And here is the model object info:
print(model)
PCA model (class pca)
Call:
pca(x = cset, scale = T, cv = 1, x.test = tset)
Major fields:
$loadings - matrix with loadings
$eigenvals - eigenvalues for components
$ncomp - number of calculated components
$ncomp.selected - selected number of components
$center - values for centering data
$scale - values for scaling data
$cv - number of segments for cross-validation
$alpha - significance level for Q residuals
$calres - results (scores, etc) for calibration set
$cvres - results for cross-validation
$testres - results for test set
As you can see we have all three types of results now — calibration (calres
), cross-validation (cvres
) and test set validation (testres
).
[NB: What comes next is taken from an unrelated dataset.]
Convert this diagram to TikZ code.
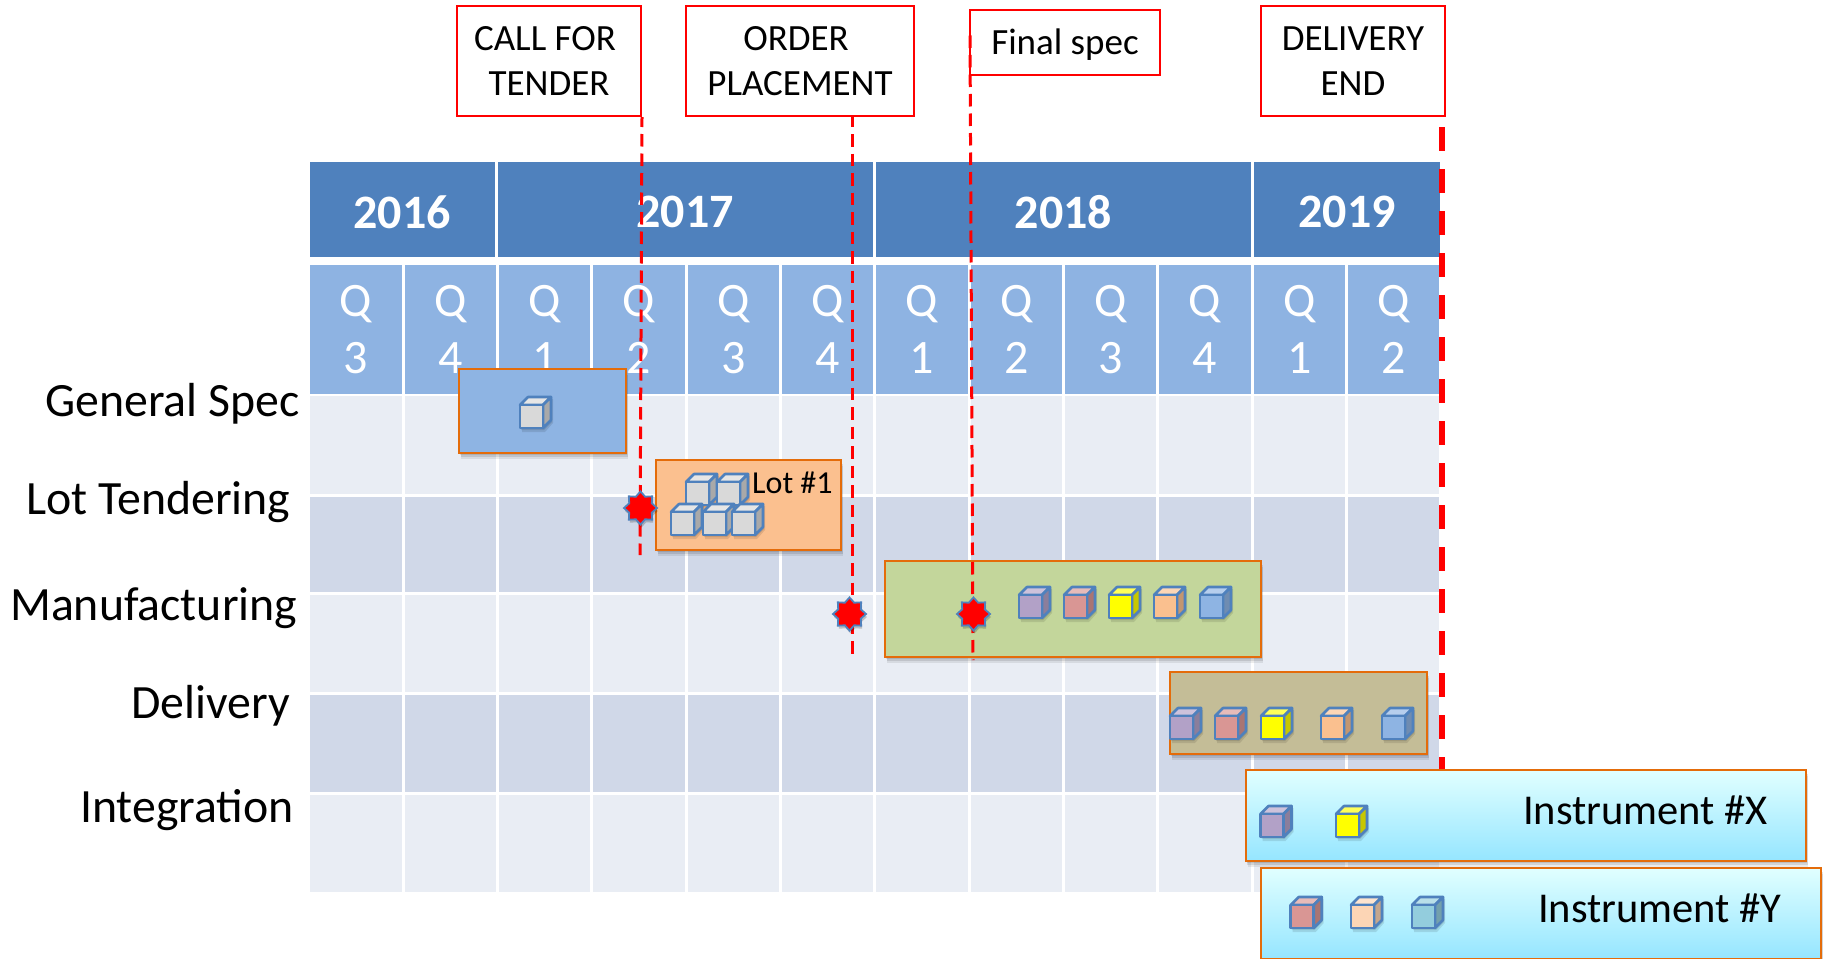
\documentclass[tikz,border=0pt]{standalone}
\usepackage{fontspec}
\setmainfont{Carlito}
\usetikzlibrary{shapes.geometric,shadows}
\definecolor{yearblue}{HTML}{4F81BD}
\definecolor{qblue}{HTML}{8EB3E2}
\definecolor{rowlight}{HTML}{E9EDF4}
\definecolor{rowdark}{HTML}{D0D8E8}
\definecolor{barorange}{HTML}{E46C0A}
\definecolor{barblue}{HTML}{8EB4E3}
\definecolor{barpeach}{HTML}{FBC08F}
\definecolor{bargreen}{HTML}{C3D69B}
\definecolor{bartan}{HTML}{C4BD97}
\definecolor{cubegrey}{HTML}{D9D9D9}
\definecolor{cubepurple}{HTML}{B2A1C7}
\definecolor{cubered}{HTML}{D99694}
\definecolor{cubeyellow}{HTML}{FFFF00}
\definecolor{cubepeach}{HTML}{FAC08F}
\definecolor{cubeblue}{HTML}{8EB4E3}
\definecolor{cubelight}{HTML}{FCD5B5}
\definecolor{cubeteal}{HTML}{93CDDD}
\tikzset{
  softshadow/.style={
    drop shadow={fill=black,opacity=.10,shadow xshift=1pt,shadow yshift=-2pt},
    drop shadow={fill=black,opacity=.10,shadow xshift=1.5pt,shadow yshift=-4pt},
    drop shadow={fill=black,opacity=.08,shadow xshift=2pt,shadow yshift=-6pt}},
  yearcell/.style={fill=yearblue,text=white,minimum height=95pt,inner sep=0pt,outer sep=0pt,font=\fontsize{48}{52}\selectfont\bfseries},
  qcell/.style={fill=qblue,text=white,minimum width=91.3pt,minimum height=129pt,inner sep=0pt,outer sep=0pt,align=center,font=\fontsize{48}{57}\selectfont},
  gridcell/.style={minimum width=91.3pt,inner sep=0pt,outer sep=0pt},
  rowlabel/.style={anchor=base west,inner sep=0pt,text=black,font=\fontsize{47.8}{52}\selectfont},
  callout/.style={draw=red,fill=white,line width=2pt,anchor=north west,inner sep=0pt,align=center,font=\fontsize{37}{45}\selectfont},
  guide/.style={draw=red,line width=3pt,dash pattern=on 12.5pt off 7pt,dash phase=2.5pt},
  endguide/.style={draw=red,line width=6.5pt,dash pattern=on 24pt off 18pt},
  bar/.style={draw=barorange,line width=2.4pt,anchor=north west,inner sep=0pt,softshadow},
  barlabel/.style={anchor=base west,inner sep=0pt,font=\fontsize{42.5}{48}\selectfont},
  milestone/.style={star,star points=8,star point ratio=1.35,fill=red,draw=yearblue,line width=1.8pt,minimum size=33pt,inner sep=0pt,drop shadow={fill=black,opacity=.2,shadow xshift=1pt,shadow yshift=-3pt}},
  pics/cubepic/.style={code={
    \fill[black,opacity=.10] (2,10) -- (10,2) -- (33,2) -- (33,26) -- (25,35) -- (2,35) -- cycle;
    \fill[black,opacity=.10] (1,9) -- (9,1) -- (32,1) -- (32,25) -- (24,33) -- (1,33) -- cycle;
    \path[draw=yearblue,line width=2.6pt,line join=round,fill=#1!65!white] (0,8) -- (8,0) -- (31,0) -- (23,8) -- cycle;
    \path[draw=yearblue,line width=2.6pt,line join=round,fill=#1!78!black] (23,8) -- (31,0) -- (31,23) -- (23,31) -- cycle;
    \path[draw=yearblue,line width=2.6pt,line join=round,fill=#1] (0,8) rectangle (23,31);
  }}
}
\newcommand{\lowered}[1]{\raisebox{-2.5pt}[\height][\depth]{#1}}
\begin{document}
\begin{tikzpicture}[x=1pt,y=-1pt]
\useasboundingbox (0,0) rectangle (1825,958);
\begin{scope}[xshift=-1pt]
% year header
\node[yearcell,minimum width=185pt] (y2016) at (403,209.5) {\lowered{2016}};
\node[yearcell,minimum width=375pt] (y2017) at (686,209.5) {\lowered{2017}};
\node[yearcell,minimum width=375pt] (y2018) at (1064.5,209.5) {\lowered{2018}};
\node[yearcell,minimum width=186pt] (y2019) at (1348,209.5) {\lowered{2019}};
% quarters
\foreach \d [count=\i from 0] in {3,4,1,2,3,4,1,2,3,4,1,2}
  \node[qcell] (q\i) at ({309.8+94.33*(\i+.5)},329.5) {Q\\\d};
% rows
\foreach \c/\cy/\h [count=\r] in {rowlight/444.5/98,rowdark/544/95,rowlight/643/97,rowdark/743/97,rowlight/843/97}
  \foreach \i in {0,...,11}
    \node[gridcell,fill=\c,minimum height=\h pt] (cell\r-\i) at ({309.8+94.33*(\i+.5)},\cy) {};
% row labels
\node[rowlabel] (lspec) at (46,416) {General Spec};
\node[rowlabel] (ltender) at (27,514) {Lot Tendering};
\node[rowlabel] (lmanu) at (11,620) {Manufacturing};
\node[rowlabel] (ldeliv) at (132,718) {Delivery};
\node[rowlabel] (linteg) at (81,822) {Integration};
% callouts
\node[callout,minimum width=184pt,minimum height=110pt] (ctender) at (457,5) {CALL FOR\hspace*{8pt}\\TENDER};
\node[callout,minimum width=228pt,minimum height=110pt] (corder) at (686,5) {ORDER\hspace*{8pt}\\PLACEMENT};
\node[callout,minimum width=190pt,minimum height=65pt] (cfinal) at (970,9) {\lowered{Final spec}};
\node[callout,minimum width=184pt,minimum height=110pt] (cend) at (1261,5) {DELIVERY\\END};
% guides
\coordinate (tenderEnd) at (641,555);
\coordinate (orderEnd) at (853,660);
\coordinate (finalTop) at (971,35.5);
\coordinate (finalEnd) at (974,660);
\coordinate (endTop) at (1443,127);
\coordinate (endBot) at (1443,775);
\draw[guide] (ctender.south east) -- (tenderEnd);
\draw[guide] (corder.south -| orderEnd) -- (orderEnd);
\draw[endguide] (endTop) -- (endBot);
% bars
\node[bar,fill=barblue,minimum width=167pt,minimum height=84pt] (bspec) at (459,368) {};
\node[bar,fill=barpeach,minimum width=185pt,minimum height=90pt] (blot) at (656,459) {};
\node[bar,fill=bargreen,minimum width=376pt,minimum height=96pt] (bmanu) at (885,560) {};
\draw[guide,dash phase=0pt] (finalTop) -- (finalEnd);
\node[bar,fill=bartan,minimum width=257pt,minimum height=82pt] (bdeliv) at (1170,671) {};
\node[bar,top color=cyan!12!white,bottom color=cyan!35!white!90!blue,minimum width=560.5pt,minimum height=91pt] (bx) at (1245.5,769) {};
\node[bar,top color=cyan!12!white,bottom color=cyan!35!white!90!blue,minimum width=560.5pt,minimum height=91pt] (by) at (1260.5,867) {};
% bar texts
\node[anchor=base west,inner sep=0pt,font=\fontsize{32}{36}\selectfont] (tlot) at (753,493) {Lot \#1};
\node[barlabel] (tx) at (1524,824) {Instrument \#X};
\node[barlabel] (ty) at (1539,922) {Instrument \#Y};
% milestones
\node[milestone] (m1) at (641.5,508) {};
\node[milestone] (m2) at (850.5,614) {};
\node[milestone] (m3) at (974.5,614) {};
% cubes
\pic at (521,397) {cubepic=cubegrey};
\pic at (687,474) {cubepic=cubegrey};
\pic at (718,474) {cubepic=cubegrey};
\pic at (672,504) {cubepic=cubegrey};
\pic at (704,504) {cubepic=cubegrey};
\pic at (733,504) {cubepic=cubegrey};
\pic at (1020,587) {cubepic=cubepurple};
\pic at (1065,587) {cubepic=cubered};
\pic at (1110,587) {cubepic=cubeyellow};
\pic at (1155,587) {cubepic=cubepeach};
\pic at (1201,587) {cubepic=cubeblue};
\pic at (1171,708) {cubepic=cubepurple};
\pic at (1216,708) {cubepic=cubered};
\pic at (1262,708) {cubepic=cubeyellow};
\pic at (1322,708) {cubepic=cubepeach};
\pic at (1383,708) {cubepic=cubeblue};
\pic at (1261.5,806) {cubepic=cubepurple};
\pic at (1337,806) {cubepic=cubeyellow};
\pic at (1291.7,897) {cubepic=cubered};
\pic at (1352,897) {cubepic=cubelight};
\pic at (1413,897) {cubepic=cubeteal};
\end{scope}
\end{tikzpicture}
\end{document}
Let us compare, for example, the explained variance values for the results:
> cbind(model$calres$expvar, model$cvres$expvar, model$testres$expvar)
[,1] [,2] [,3]
Comp 1 54.23864691 43.30674751 44.8183978
Comp 2 20.28232983 20.99943694 17.1681782
Comp 3 13.10288913 14.70622977 16.9932063
Comp 4 7.88223195 13.00109104 8.0441691
Comp 5 2.26858962 3.57562285 4.4311656
Comp 6 1.14031431 2.01785501 2.4012850
Comp 7 0.47959862 0.76529214 0.7288616
Comp 8 0.24185482 0.05667122 0.5221894
Comp 9 0.22088015 0.77905369 0.5064012
Comp 10 0.11338134 0.65262040 0.2456456
Comp 11 0.02928332 0.13937943 0.3145322
Comp 12 0.00000000 0.00000000 3.8259682
Every model and every result has a method summary()
, which shows some statistics for evaluation of a model performance. Here are some examples.
summary(model)
PCA model (class pca) summary
Info:
PCA model
Eigvals Expvar Cumexpvar
Comp 1 6.509 54.24 54.24
Comp 2 2.434 20.28 74.52
Comp 3 1.572 13.10 87.62
Comp 4 0.946 7.88 95.51
Comp 5 0.272 2.27 97.77
Comp 6 0.137 1.14 98.92
Comp 7 0.058 0.48 99.39
Comp 8 0.029 0.24 99.64
Comp 9 0.027 0.22 99.86
Comp 10 0.014 0.11 99.97
summary(model$calres)
Summary for PCA results
Selected components: 5
Expvar Cumexpvar
Comp 1 54.24 54.24
Comp 2 20.28 74.52
Comp 3 13.10 87.62
Comp 4 7.88 95.51
Comp 5 2.27 97.77
Comp 6 1.14 98.92
Comp 7 0.48 99.39
Comp 8 0.24 99.64
Comp 9 0.22 99.86
Comp 10 0.11 99.97
The same methodology is used for any other method, e.g. PLS or SIMCA. In the next section we will look at how to use plotting functions for models and results.
Plotting tools
Every model and result class has a number of functions for visualization. Thus for PCA the function list includes scores and loadings plots, explained variance and cumulative explained variance plots, T2 vs. Q residuals and many others.
A function that does the same for different models and results has always the same name. For example plotPredictions
will show predicted vs. measured plot for PLS model and PLS result, MLR model and MLR result, PCR model and PCR result and so on. The first argument must always be a model or a result object.
The major difference between plots for model and plots for result is following. A plot for result always shows one set of data objects — one set of points, lines or bars. For example predicted vs. measured values for calibration set or scores values for test set and so on. And a plot for a model in most cases shows several sets of data object, e.g. predicted values for calibration and validation.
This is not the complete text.